Oct. 31—It's been a year since Boulder voters approved a franchise agreement with Xcel Energy, pausing its years-long quest to form its own municipally owned utility.

In that time, the city has been working with Xcel to get its new partnership off the ground. It held meetings with the executive team and seated a Community Advisory Panel that will represent residential and commercial electricity and gas customers in Boulder, review projects and make recommendations to the project oversight team.

And the franchise last month was officially approved by the Colorado Public Utilities Commission, often referred to as the PUC.

"While franchise agreements typically move pretty expeditiously through the PUC process, ours did actually have to go through a formal litigation process," Energy Manager Carolyn Elam said in Tuesday's Boulder City Council meeting.

Some of the initial projects happening through Boulder's partnership with Xcel Energy include converting streetlights to more-efficient LED lights and moving power lines underground. The city already is working on the latter, as it nears completion on a project moving the main line running along north Broadway from Violet Avenue to U.S. 36 underground. It's been done in conjunction with the ongoing North Broadway reconstruction project.

The partnership, according to city officials, remains centered on Boulder's climate goals: 100% renewable energy by 2030 and 100 megawatts of local renewable energy generation by 2030.

"We retain that goal, even though we know that currently Xcel is not projected to get to that," Elam said. "So part of our goal is to close that gap."

The city recently advocated for this in front of the PUC, the entity tasked with approving Xcel Energy's Electric Resource Plan. Currently, Xcel is proposing a number of steps, including accelerated closure of its coal plants and seven potential portfolios to meet or exceed Colorado's requirement for 80% emissions-free electricity by 2030.

However, in a recent city update, Boulder argued it's important to push the utility company given that Xcel's proposals affect the state's ability to achieve aggressive greenhouse gas reductions and Boulder's ability to achieve its goal of 100% renewable electricity by 2030.

In his PUC testimony, Boulder's Policy Advisor Matt Lehrman said it's well past time for the public utility to work with communities to build a 24/7 zero emissions generation portfolio well before 2050.

"The last resource plans left bids on the table that, if developed, could have produced zero emissions, firm, dispatchable generation — had the business model and cost recovery mechanism been in place," Lehrman said.

Some argue the city should be doing more to ensure the partnership is effective in its primary mission: helping Boulder accomplish its aggressive climate goals.

Residents are "keenly aware that climate change is advancing at an alarming rate, which requires significant action now, not decades down the road," Community Advisory Panel member Julie Zahniser said in an email.

"The Advisory Panel is chomping at the bit to be more informed and involved in helping this partnership move forward to reduce emissions from electricity, which at 44%, is Boulder's great source of (greenhouse gases)," she added.
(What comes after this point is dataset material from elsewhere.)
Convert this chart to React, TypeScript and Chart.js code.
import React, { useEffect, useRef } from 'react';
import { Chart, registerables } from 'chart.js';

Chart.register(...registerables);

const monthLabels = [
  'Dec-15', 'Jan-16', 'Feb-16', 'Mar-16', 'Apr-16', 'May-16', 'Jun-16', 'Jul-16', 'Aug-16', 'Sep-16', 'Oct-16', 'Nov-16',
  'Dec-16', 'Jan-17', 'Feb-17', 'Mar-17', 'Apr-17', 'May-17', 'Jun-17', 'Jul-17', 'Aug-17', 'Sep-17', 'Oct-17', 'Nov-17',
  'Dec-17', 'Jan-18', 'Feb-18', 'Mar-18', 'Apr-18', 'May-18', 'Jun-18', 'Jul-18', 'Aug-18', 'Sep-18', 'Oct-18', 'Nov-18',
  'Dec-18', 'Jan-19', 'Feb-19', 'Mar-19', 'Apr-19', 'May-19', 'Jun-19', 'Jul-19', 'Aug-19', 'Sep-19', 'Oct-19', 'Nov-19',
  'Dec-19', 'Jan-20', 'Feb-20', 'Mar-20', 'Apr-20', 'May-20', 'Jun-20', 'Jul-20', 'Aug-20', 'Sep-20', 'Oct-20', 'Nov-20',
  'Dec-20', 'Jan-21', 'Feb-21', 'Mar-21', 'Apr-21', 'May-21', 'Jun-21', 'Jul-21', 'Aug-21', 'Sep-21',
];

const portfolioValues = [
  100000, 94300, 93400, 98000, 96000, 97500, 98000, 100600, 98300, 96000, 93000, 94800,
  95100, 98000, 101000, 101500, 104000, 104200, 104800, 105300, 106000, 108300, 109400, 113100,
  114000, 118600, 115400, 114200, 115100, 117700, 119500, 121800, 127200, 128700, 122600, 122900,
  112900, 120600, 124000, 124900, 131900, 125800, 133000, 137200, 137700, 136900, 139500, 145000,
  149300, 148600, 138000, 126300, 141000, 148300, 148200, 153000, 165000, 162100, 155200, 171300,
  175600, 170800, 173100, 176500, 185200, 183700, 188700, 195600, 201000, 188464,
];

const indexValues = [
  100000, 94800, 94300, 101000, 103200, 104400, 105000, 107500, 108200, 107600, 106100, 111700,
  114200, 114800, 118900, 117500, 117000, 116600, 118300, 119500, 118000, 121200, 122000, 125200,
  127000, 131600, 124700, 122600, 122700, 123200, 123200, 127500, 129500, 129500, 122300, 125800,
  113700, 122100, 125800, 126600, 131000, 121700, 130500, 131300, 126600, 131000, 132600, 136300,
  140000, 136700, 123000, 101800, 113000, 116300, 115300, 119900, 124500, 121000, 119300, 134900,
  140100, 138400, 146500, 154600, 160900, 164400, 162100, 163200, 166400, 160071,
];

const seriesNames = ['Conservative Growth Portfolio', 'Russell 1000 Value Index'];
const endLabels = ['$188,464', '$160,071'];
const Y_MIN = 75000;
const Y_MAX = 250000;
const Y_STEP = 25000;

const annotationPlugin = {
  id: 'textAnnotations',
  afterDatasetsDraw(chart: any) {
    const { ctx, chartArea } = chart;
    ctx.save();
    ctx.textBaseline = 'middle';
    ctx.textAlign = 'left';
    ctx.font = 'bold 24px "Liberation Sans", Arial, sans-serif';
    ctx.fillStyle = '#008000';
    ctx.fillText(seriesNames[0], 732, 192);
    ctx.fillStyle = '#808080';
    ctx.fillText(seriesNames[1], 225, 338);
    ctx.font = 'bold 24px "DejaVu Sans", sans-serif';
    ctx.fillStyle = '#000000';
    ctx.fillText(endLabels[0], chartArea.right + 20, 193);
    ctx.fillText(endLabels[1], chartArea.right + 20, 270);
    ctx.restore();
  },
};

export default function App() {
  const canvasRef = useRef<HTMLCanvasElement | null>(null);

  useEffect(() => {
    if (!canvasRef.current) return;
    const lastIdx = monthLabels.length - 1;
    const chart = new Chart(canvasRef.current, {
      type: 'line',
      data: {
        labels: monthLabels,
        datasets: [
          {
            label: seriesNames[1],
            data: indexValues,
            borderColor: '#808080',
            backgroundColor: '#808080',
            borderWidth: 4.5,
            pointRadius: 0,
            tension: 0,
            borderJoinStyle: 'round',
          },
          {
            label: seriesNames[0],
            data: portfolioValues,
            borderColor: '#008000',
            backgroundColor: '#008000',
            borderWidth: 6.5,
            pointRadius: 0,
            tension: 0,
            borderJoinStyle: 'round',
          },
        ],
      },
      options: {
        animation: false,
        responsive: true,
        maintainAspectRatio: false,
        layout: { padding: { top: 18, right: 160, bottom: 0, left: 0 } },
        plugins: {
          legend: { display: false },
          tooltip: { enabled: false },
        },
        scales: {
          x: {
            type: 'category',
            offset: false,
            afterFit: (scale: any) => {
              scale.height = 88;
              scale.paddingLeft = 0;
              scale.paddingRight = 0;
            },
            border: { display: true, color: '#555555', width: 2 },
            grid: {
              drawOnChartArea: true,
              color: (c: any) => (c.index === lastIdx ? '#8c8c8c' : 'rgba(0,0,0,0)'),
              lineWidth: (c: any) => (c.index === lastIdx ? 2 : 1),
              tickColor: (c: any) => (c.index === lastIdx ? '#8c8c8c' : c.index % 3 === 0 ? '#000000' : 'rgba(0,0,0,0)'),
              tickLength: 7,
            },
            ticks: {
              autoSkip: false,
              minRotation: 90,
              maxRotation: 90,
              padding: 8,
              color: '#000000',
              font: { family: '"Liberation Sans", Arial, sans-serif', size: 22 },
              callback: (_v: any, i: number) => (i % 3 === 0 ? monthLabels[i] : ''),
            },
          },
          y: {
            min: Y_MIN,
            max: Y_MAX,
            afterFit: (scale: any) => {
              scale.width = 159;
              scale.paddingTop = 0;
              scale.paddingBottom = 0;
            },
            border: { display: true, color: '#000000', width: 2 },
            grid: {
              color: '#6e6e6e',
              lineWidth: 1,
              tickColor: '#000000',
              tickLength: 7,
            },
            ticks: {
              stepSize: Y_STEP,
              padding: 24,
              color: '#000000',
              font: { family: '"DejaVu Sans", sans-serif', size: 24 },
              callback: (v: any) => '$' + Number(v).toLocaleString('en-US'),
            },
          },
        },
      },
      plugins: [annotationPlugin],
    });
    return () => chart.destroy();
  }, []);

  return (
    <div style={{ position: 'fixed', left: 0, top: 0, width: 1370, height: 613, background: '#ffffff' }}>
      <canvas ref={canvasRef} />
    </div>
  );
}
Among other things, Zahniser said she wants to know the amount of metric tons of greenhouse gas reduction being achieved as a result of completed projects.

In Tuesday's meeting, Elam acknowledged some residents have been pushing for more concrete information about how the partnership is going.
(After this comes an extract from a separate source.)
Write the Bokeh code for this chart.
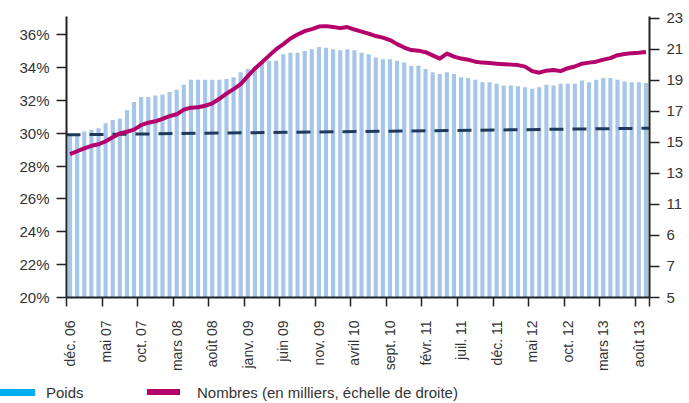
import math
from bokeh.plotting import figure
from bokeh.layouts import column
from bokeh.models import (Range1d, LinearAxis, FixedTicker, ColumnDataSource, Div)
from bokeh.embed import file_html
from bokeh.resources import INLINE

# ---------------- data ----------------
month_labels = ["déc. 06", "mai 07", "oct. 07", "mars 08", "août 08", "janv. 09",
                "juin 09", "nov. 09", "avril 10", "sept. 10", "févr. 11", "juil. 11",
                "déc. 11", "mai 12", "oct. 12", "mars 13", "août 13"]
label_step = 5

poids = [29.9, 30.0, 30.1, 30.2, 30.3, 30.6, 30.8, 30.9, 31.4, 31.9,
         32.2, 32.2, 32.3, 32.35, 32.5, 32.65, 32.95, 33.25, 33.25, 33.25,
         33.25, 33.25, 33.3, 33.4, 33.7, 33.9, 34.0, 34.3, 34.4, 34.4,
         34.8, 34.9, 34.9, 35.0, 35.1, 35.25, 35.2, 35.1, 35.05, 35.1,
         35.05, 34.9, 34.8, 34.6, 34.5, 34.5, 34.4, 34.3, 34.1, 34.1,
         33.9, 33.7, 33.6, 33.7, 33.6, 33.4, 33.35, 33.25, 33.1, 33.1,
         33.0, 32.9, 32.9, 32.85, 32.8, 32.7, 32.8, 32.95, 32.9, 33.0,
         33.0, 33.0, 33.2, 33.1, 33.25, 33.35, 33.35, 33.25, 33.15, 33.1,
         33.1, 33.05]

nombres = [14.23, 14.42, 14.61, 14.77, 14.87, 15.06, 15.32, 15.56, 15.68, 15.81,
           16.1, 16.26, 16.35, 16.5, 16.68, 16.8, 17.1, 17.23, 17.26, 17.35,
           17.5, 17.8, 18.13, 18.42, 18.74, 19.26, 19.75, 20.16, 20.58, 21.0,
           21.32, 21.68, 21.94, 22.16, 22.29, 22.45, 22.48, 22.42, 22.35, 22.42,
           22.26, 22.13, 22.0, 21.84, 21.74, 21.58, 21.32, 21.1, 20.94, 20.9,
           20.8, 20.6, 20.39, 20.71, 20.52, 20.39, 20.32, 20.19, 20.13, 20.1,
           20.06, 20.03, 20.0, 19.97, 19.87, 19.58, 19.48, 19.61, 19.65, 19.58,
           19.77, 19.88, 20.06, 20.13, 20.19, 20.32, 20.42, 20.61, 20.68, 20.74,
           20.77, 20.82]

trend_values = [29.9, 30.3]   # dashed trend line (left axis), first and last month

left_ticks = [20, 22, 24, 26, 28, 30, 32, 34, 36]
left_tick_labels = ["20%", "22%", "24%", "26%", "28%", "30%", "32%", "34%", "36%"]
right_ticks = [5, 7, 9, 11, 13, 15, 17, 19, 21, 23]
right_tick_labels = ["5", "7", "6", "11", "13", "15", "17", "19", "21", "23"]

legend_poids = "Poids"
legend_nombres = "Nombres (en milliers, échelle de droite)"

# ---------------- styling ----------------
FONT = "Liberation Sans"
TXT = "#333333"
AX = "#222222"
BAR = "#A5C6E7"
CYAN = "#00AEEF"
MAG = "#B4006A"
NAVY = "#1F3A5C"

n = len(poids)
x = list(range(n))

p = figure(frame_width=583, frame_height=281, output_backend="svg",
           toolbar_location=None, x_range=Range1d(-0.5, n - 0.5),
           y_range=Range1d(20, 37.1),
           min_border_left=66, min_border_right=39, min_border_top=16,
           min_border_bottom=83)
p.outline_line_color = None
p.xgrid.visible = False
p.ygrid.visible = False
p.background_fill_color = "white"
p.border_fill_color = "white"
p.extra_y_ranges = {"right": Range1d(5, 23.1)}

src = ColumnDataSource(dict(x=x, poids=poids, nombres=nombres))
p.vbar(x="x", top="poids", bottom=20, width=0.58, source=src,
       fill_color=BAR, line_color=None)

p.line([-0.5, n - 0.5], trend_values, line_color=NAVY, line_width=3,
       line_dash="14 9")

p.line("x", "nombres", source=src, y_range_name="right", line_color=MAG,
       line_width=4, line_join="round")

# x axis
xa = p.xaxis[0]
label_pos = list(range(0, n, label_step))
bounds = [i - 0.5 for i in range(0, n, label_step)] + [n - 0.5]
xa.ticker = FixedTicker(ticks=label_pos, minor_ticks=bounds)
xa.major_label_overrides = {i: month_labels[k] for k, i in enumerate(label_pos)}
xa.major_label_orientation = math.pi / 2
xa.major_tick_out = 0
xa.major_tick_in = 0
xa.minor_tick_out = 9
xa.minor_tick_in = 0
xa.minor_tick_line_color = AX
xa.minor_tick_line_width = 1.5
xa.axis_line_color = AX
xa.axis_line_width = 2
xa.major_label_standoff = 14
xa.major_label_text_font = FONT
xa.major_label_text_font_size = "14px"
xa.major_label_text_color = TXT

# left axis
ya = p.yaxis[0]
ya.ticker = FixedTicker(ticks=left_ticks)
ya.major_label_overrides = {t: l for t, l in zip(left_ticks, left_tick_labels)}
ya.minor_tick_line_color = None
ya.major_tick_out = 10
ya.major_tick_in = 0
ya.major_tick_line_color = AX
ya.major_tick_line_width = 1.5
ya.axis_line_color = AX
ya.axis_line_width = 2
ya.major_label_standoff = 7
ya.major_label_text_font = FONT
ya.major_label_text_font_size = "15px"
ya.major_label_text_color = TXT

# right axis
ra = LinearAxis(y_range_name="right", ticker=FixedTicker(ticks=right_ticks))
ra.major_label_overrides = {t: l for t, l in zip(right_ticks, right_tick_labels)}
ra.minor_tick_line_color = None
ra.major_tick_out = 10
ra.major_tick_in = 0
ra.major_tick_line_color = AX
ra.major_tick_line_width = 1.5
ra.axis_line_color = AX
ra.axis_line_width = 2
ra.major_label_standoff = 7
ra.major_label_text_font = FONT
ra.major_label_text_font_size = "15px"
ra.major_label_text_color = TXT
p.add_layout(ra, "right")

# ---------------- legend strip (HTML) ----------------
legend_html = (
    f'<div style="position:relative;width:688px;height:20px;white-space:nowrap;'
    f'font-family:\'{FONT}\',Arial,sans-serif;font-size:15px;color:{TXT};">'
    f'<span style="position:absolute;left:0px;top:9px;width:35px;height:7px;'
    f'background:{CYAN};"></span>'
    f'<span style="position:absolute;left:46px;top:4px;line-height:17px;">{legend_poids}</span>'
    f'<span style="position:absolute;left:147px;top:9px;width:33px;height:6px;'
    f'background:{MAG};"></span>'
    f'<span style="position:absolute;left:197px;top:4px;line-height:17px;">{legend_nombres}</span>'
    f'</div>'
)
leg = Div(text=legend_html, width=688, height=20, margin=0)

layout = column(p, leg, spacing=0)
open("out.html", "w").write(file_html(layout, INLINE))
She also noted some of the projects the city hopes to accomplish — such as working with Xcel to forecast the cost and feasibility of replacing the city's current gas infrastructure with infrastructure that supports 100% electrification — require extensive research, while others may require regulatory or legislative changes.

"We're not doing easy things," she said. "We're doing things that require material change to existing systems."

The community may not see immediate impacts, but there will be "large step-wise impacts" that affect local and state-level goals, Elam said.